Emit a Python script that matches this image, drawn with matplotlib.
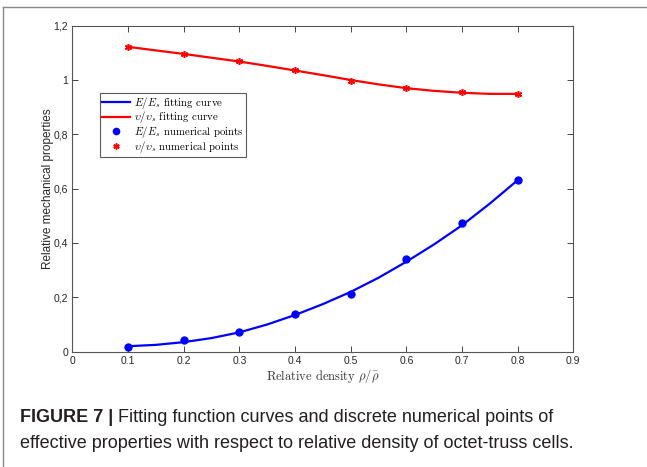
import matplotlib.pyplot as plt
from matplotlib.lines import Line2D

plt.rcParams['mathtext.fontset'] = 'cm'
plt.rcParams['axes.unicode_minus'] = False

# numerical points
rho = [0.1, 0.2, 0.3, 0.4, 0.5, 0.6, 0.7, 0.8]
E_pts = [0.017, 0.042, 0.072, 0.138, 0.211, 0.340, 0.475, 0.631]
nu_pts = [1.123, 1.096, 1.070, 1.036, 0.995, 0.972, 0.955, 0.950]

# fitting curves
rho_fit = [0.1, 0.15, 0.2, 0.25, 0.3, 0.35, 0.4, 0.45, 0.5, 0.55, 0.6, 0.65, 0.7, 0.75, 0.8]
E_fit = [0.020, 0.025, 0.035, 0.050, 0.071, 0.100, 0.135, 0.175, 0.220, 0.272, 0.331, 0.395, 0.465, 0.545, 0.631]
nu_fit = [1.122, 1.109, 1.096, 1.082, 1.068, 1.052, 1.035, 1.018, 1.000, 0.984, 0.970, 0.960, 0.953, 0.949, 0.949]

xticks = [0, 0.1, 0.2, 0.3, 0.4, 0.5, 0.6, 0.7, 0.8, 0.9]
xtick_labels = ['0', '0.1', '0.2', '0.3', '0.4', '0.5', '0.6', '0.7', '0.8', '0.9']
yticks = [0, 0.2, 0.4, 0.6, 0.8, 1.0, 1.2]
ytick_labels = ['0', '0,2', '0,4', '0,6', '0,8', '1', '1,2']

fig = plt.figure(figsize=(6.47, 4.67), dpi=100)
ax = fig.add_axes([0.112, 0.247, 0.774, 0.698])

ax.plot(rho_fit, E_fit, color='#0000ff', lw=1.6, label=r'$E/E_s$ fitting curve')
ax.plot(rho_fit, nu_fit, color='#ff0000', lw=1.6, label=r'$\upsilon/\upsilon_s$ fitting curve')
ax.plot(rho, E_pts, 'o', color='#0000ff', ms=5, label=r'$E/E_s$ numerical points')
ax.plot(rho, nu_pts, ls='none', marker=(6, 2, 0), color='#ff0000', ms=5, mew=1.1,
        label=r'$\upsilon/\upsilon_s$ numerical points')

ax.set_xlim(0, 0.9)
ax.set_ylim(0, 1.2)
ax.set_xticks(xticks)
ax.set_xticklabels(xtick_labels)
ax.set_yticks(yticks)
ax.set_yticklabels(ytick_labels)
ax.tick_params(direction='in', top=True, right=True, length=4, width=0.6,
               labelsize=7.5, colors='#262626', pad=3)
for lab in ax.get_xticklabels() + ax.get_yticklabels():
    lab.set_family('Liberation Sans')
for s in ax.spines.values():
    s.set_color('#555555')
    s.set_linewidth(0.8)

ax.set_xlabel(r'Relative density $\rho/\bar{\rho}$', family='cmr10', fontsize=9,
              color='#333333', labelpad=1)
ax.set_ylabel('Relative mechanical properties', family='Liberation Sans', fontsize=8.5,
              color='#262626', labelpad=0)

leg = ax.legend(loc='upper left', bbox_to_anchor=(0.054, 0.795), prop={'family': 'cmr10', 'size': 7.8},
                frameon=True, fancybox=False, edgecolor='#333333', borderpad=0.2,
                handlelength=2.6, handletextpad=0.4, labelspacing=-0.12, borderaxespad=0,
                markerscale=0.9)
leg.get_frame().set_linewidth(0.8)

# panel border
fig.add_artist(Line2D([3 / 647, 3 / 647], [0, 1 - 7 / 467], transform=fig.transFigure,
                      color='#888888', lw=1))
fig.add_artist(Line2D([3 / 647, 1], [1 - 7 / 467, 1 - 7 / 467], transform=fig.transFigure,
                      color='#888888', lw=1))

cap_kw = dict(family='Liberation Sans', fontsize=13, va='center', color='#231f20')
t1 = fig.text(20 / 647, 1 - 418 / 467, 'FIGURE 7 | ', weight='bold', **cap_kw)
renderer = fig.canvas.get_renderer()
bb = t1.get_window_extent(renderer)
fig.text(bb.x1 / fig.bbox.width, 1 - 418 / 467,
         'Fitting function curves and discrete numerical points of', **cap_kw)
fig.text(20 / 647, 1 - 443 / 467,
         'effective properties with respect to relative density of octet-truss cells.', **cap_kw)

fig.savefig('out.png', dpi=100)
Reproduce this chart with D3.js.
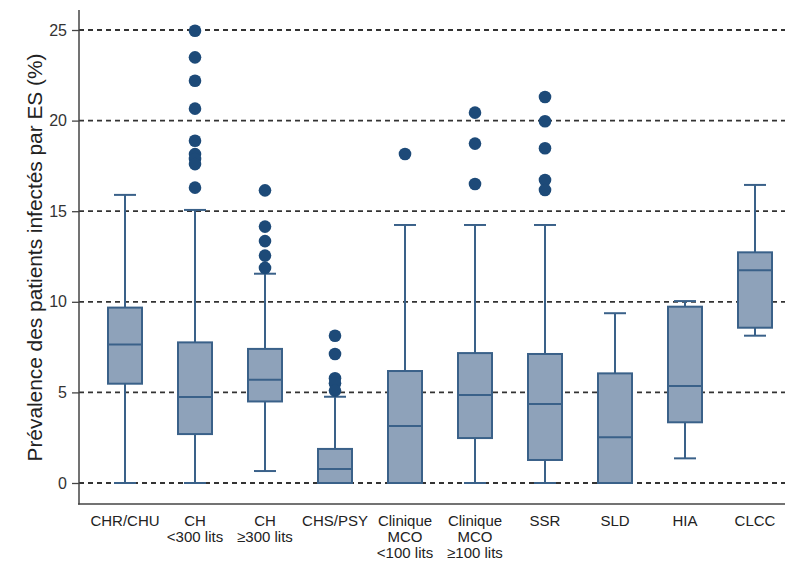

__EXERCISE PROMPT__: Start at the top of the entries and repeat each line exactly, ending at the line that contains "plt.rcParams['axes.unicode_minus'] = False". Pictures are not part of the copy.

__CORRECT RESPONSE__:
Emit a Python script that matches this image, drawn with matplotlib.
import matplotlib.pyplot as plt
from matplotlib.lines import Line2D

plt.rcParams['mathtext.fontset'] = 'cm'
plt.rcParams['axes.unicode_minus'] = False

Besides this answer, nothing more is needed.